There is no doubt that it is much wiser to try the unconventional approach and “deliver earlier.” Time to market will be reduced by 19%, and operational throughput will increase by 23%; there will be no changes in work processes and, consequently, no increase in operating expenses or investment. Zero changes, zero costs, zero investments, zero risks, but 23% more in throughput.

Basically, the improvement comes for “free” – except, of course, that we need to adopt the new mental model and make decisions (about when to start and when to stop work) accordingly.

This example explains why conventional improvement initiatives that focus on “working harder,” provide only marginal bottom-line effects. As this hypothetical example shows, even a massive 20% reduction in touch time translates into just a 1% increase in throughput. No wonder that improvements of 2-3% are considered as successful. In comparison, a 23% increase in throughput must be considered as miraculous.

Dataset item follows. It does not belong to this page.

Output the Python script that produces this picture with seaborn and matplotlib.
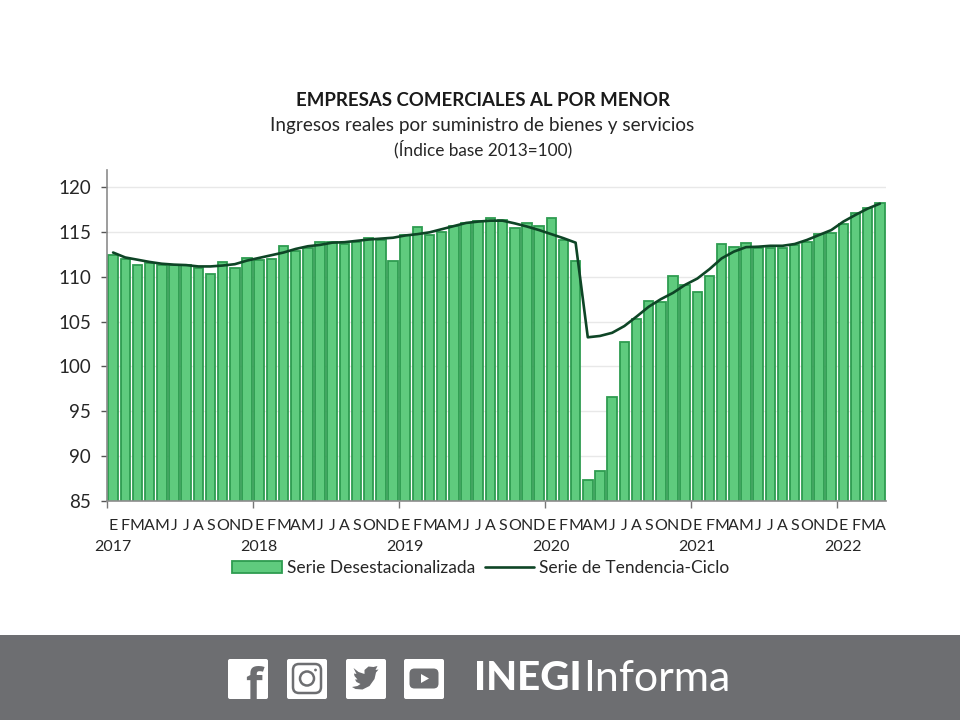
import matplotlib
matplotlib.use("Agg")
import matplotlib.pyplot as plt
import pandas as pd
import seaborn as sns
from matplotlib.patches import Circle, FancyBboxPatch, Polygon, Rectangle

# Data, Jan 2017 to Apr 2022
month_labels = ["E", "F", "M", "A", "M", "J", "J", "A", "S", "O", "N", "D"] * 5 + ["E", "F", "M", "A"]
years = ["2017", "2018", "2019", "2020", "2021", "2022"]

desestacionalizada = [
    112.4, 112.0, 111.3, 111.5, 111.3, 111.3, 111.3, 111.0, 110.3, 111.65, 111.0, 112.05,
    111.9, 112.0, 113.4, 112.9, 113.15, 113.9, 113.9, 113.6, 113.9, 114.3, 114.1, 111.75,
    114.7, 115.55, 114.6, 115.0, 115.7, 115.95, 116.2, 116.5, 116.35, 115.4, 115.95, 115.7,
    116.5, 114.05, 111.75, 87.3, 88.3, 96.6, 102.7, 105.3, 107.3, 107.2, 110.1, 109.1,
    108.35, 110.1, 113.6, 113.3, 113.8, 113.2, 113.2, 113.2, 113.55, 113.9, 114.75, 114.85,
    115.9, 117.15, 117.7, 118.2,
]
tendencia = [
    112.7, 112.15, 111.9, 111.65, 111.45, 111.35, 111.3, 111.15, 111.15, 111.25, 111.4, 111.8,
    112.1, 112.4, 112.7, 113.1, 113.4, 113.55, 113.8, 113.85, 114.0, 114.15, 114.25, 114.35,
    114.6, 114.75, 114.95, 115.3, 115.65, 116.0, 116.15, 116.25, 116.25, 115.95, 115.6, 115.2,
    114.75, 114.3, 113.8, 103.25, 103.4, 103.75, 104.5, 105.55, 106.65, 107.5, 108.2, 109.1,
    109.8, 110.85, 112.05, 112.8, 113.3, 113.35, 113.45, 113.45, 113.65, 114.1, 114.65, 115.2,
    116.15, 116.9, 117.6, 118.15,
]

df = pd.DataFrame({"mes": range(len(desestacionalizada)), "valor": desestacionalizada, "tendencia": tendencia})

sns.set_theme(style="white")
plt.rcParams["font.family"] = ["Lato", "DejaVu Sans"]
text_color = "#262626"

fig = plt.figure(figsize=(9.6, 7.2), dpi=100, facecolor="white")
ax = fig.add_axes([107 / 960, (720 - 501) / 720, 779 / 960, 331 / 720])

sns.barplot(df, x="mes", y="valor", color="#5FCB7E", saturation=1, width=0.78,
            edgecolor="#2E9C50", linewidth=1.3, label="Serie Desestacionalizada", ax=ax, zorder=2)
sns.lineplot(df, x="mes", y="tendencia", color="#0E4526", linewidth=1.9,
             label="Serie de Tendencia-Ciclo", ax=ax, zorder=3)

ax.set_xlim(-0.5, len(month_labels) - 0.5)
ax.set_ylim(85, 121.9)
ax.set_yticks(range(85, 121, 5))
ax.grid(axis="y", color="#E8E8E8", linewidth=1)
ax.set_axisbelow(True)
ax.set_xlabel(None)
ax.set_ylabel(None)
ax.tick_params(axis="y", left=True, length=4.5, width=1, color="#555555", labelsize=13.5, labelcolor=text_color, pad=7)

ax.set_xticks(range(len(month_labels)))
ax.set_xticklabels(month_labels, fontsize=11.5, color=text_color)
ax.tick_params(axis="x", bottom=False, pad=7)
ax.set_xticks([-0.5 + 12 * i for i in range(6)], minor=True)
ax.tick_params(axis="x", which="minor", bottom=True, length=5, width=1, color="#777777")

for side in ["top", "right"]:
    ax.spines[side].set_visible(False)
for side in ["left", "bottom"]:
    ax.spines[side].set_color("#8C8C8C")
    ax.spines[side].set_linewidth(1.2)

# year row below the month letters
for i, year in enumerate(years):
    ax.text(12 * i, -46 / 331, year, transform=ax.get_xaxis_transform(), ha="center", va="center",
            fontsize=11.5, color=text_color)

# bars first in the legend
h, l = ax.get_legend_handles_labels()
order = [l.index("Serie Desestacionalizada"), l.index("Serie de Tendencia-Ciclo")]
ax.legend([h[i] for i in order], [l[i] for i in order], loc="center",
          bbox_to_anchor=(481 / 960, (720 - 568) / 720), bbox_transform=fig.transFigure,
          ncol=2, frameon=False, fontsize=12.5, labelcolor=text_color, handlelength=2.85, handleheight=0.7,
          columnspacing=0.55, handletextpad=0.3, borderpad=0)

# titles
fig.text(483 / 960, 1 - 101 / 720, "EMPRESAS COMERCIALES AL POR MENOR", ha="center", va="center",
         fontsize=13.4, fontweight="bold", color="#1A1A1A")
fig.text(482 / 960, 1 - 125 / 720, "Ingresos reales por suministro de bienes y servicios", ha="center", va="center",
         fontsize=13.6, color=text_color)
fig.text(483 / 960, 1 - 149 / 720, "(Índice base 2013=100)", ha="center", va="center",
         fontsize=12.4, color=text_color)

# footer band, pixel coordinates
band_color = "#6D6E71"
foot = fig.add_axes([0, 0, 1, 1], facecolor="none")
foot.set_xlim(0, 960)
foot.set_ylim(720, 0)
foot.axis("off")
foot.add_patch(Rectangle((0, 635), 960, 85, color=band_color, lw=0))

for x0 in [228, 287, 346, 404]:
    foot.add_patch(FancyBboxPatch((x0 + 2, 661), 36, 36, boxstyle="round,pad=2,rounding_size=2", fc="white", ec="none"))

# facebook
foot.text(254, 699, "f", ha="center", va="baseline", fontsize=31, fontweight="bold", color=band_color, family="Open Sans")

# instagram
foot.add_patch(FancyBboxPatch((296, 667), 22, 23, boxstyle="round,pad=3,rounding_size=6", fc="none", ec=band_color, lw=1.8))
foot.add_patch(Circle((307, 678.5), 7, fc="none", ec=band_color, lw=1.8))
foot.add_patch(Circle((315.5, 670), 1.4, fc=band_color, ec="none"))

# twitter
bird = [(349, 668), (354, 672), (360, 674), (360, 670), (364, 666.5), (369, 667), (373, 666), (371, 670),
        (374, 669.5), (371.5, 672.5), (370, 679), (365, 686), (358, 689.5), (351, 689), (347.5, 687),
        (353, 686), (356, 684), (352, 682), (350.5, 679.5), (353, 679.5), (350, 676), (349.5, 673.5), (352, 674)]
foot.add_patch(Polygon([(x + 4.5, y) for x, y in bird], closed=True, fc=band_color, ec="none"))

# youtube
foot.add_patch(FancyBboxPatch((412, 671), 24, 15, boxstyle="round,pad=2.5,rounding_size=5", fc=band_color, ec="none"))
foot.add_patch(Polygon([(421, 674), (421, 683), (429, 678.5)], closed=True, fc="white", ec="none"))

foot.text(474, 678, "INEGI", ha="left", va="center", fontsize=29, fontweight="black", color="white", family="Lato")
foot.text(583, 679, "Informa", ha="left", va="center", fontsize=31, fontweight="normal", color="white", family="Lato")

fig.savefig("out.png", dpi=100)
plt.close()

The Limits of “Deliver Earlier”

The model presented offers many benefits. When making a deliberate effort to eradicate Wait Times and improve Flow Efficiency, there comes a point where there will be diminishing returns.

At some point, there will be no more Wait Time that can be removed effectively. That is when it will be necessary to consider the conventional option of “working harder.”

That is when we need the support of further mental models – those of constraints management– to learn where to focus improvement efforts and where to invest in order to have a real impact on the organization’s performance while minimizing the risk of failure. Without knowing where to focus the effort (on the constraint), any effort will be totally vain and wasted.

Without such additional mental models, any such effort is very likely doomed to fail or, in the most favorable conditions, produce only marginal improvements, similar to the example above of improving the Touch Time by 20% but not resulting in any significant benefits.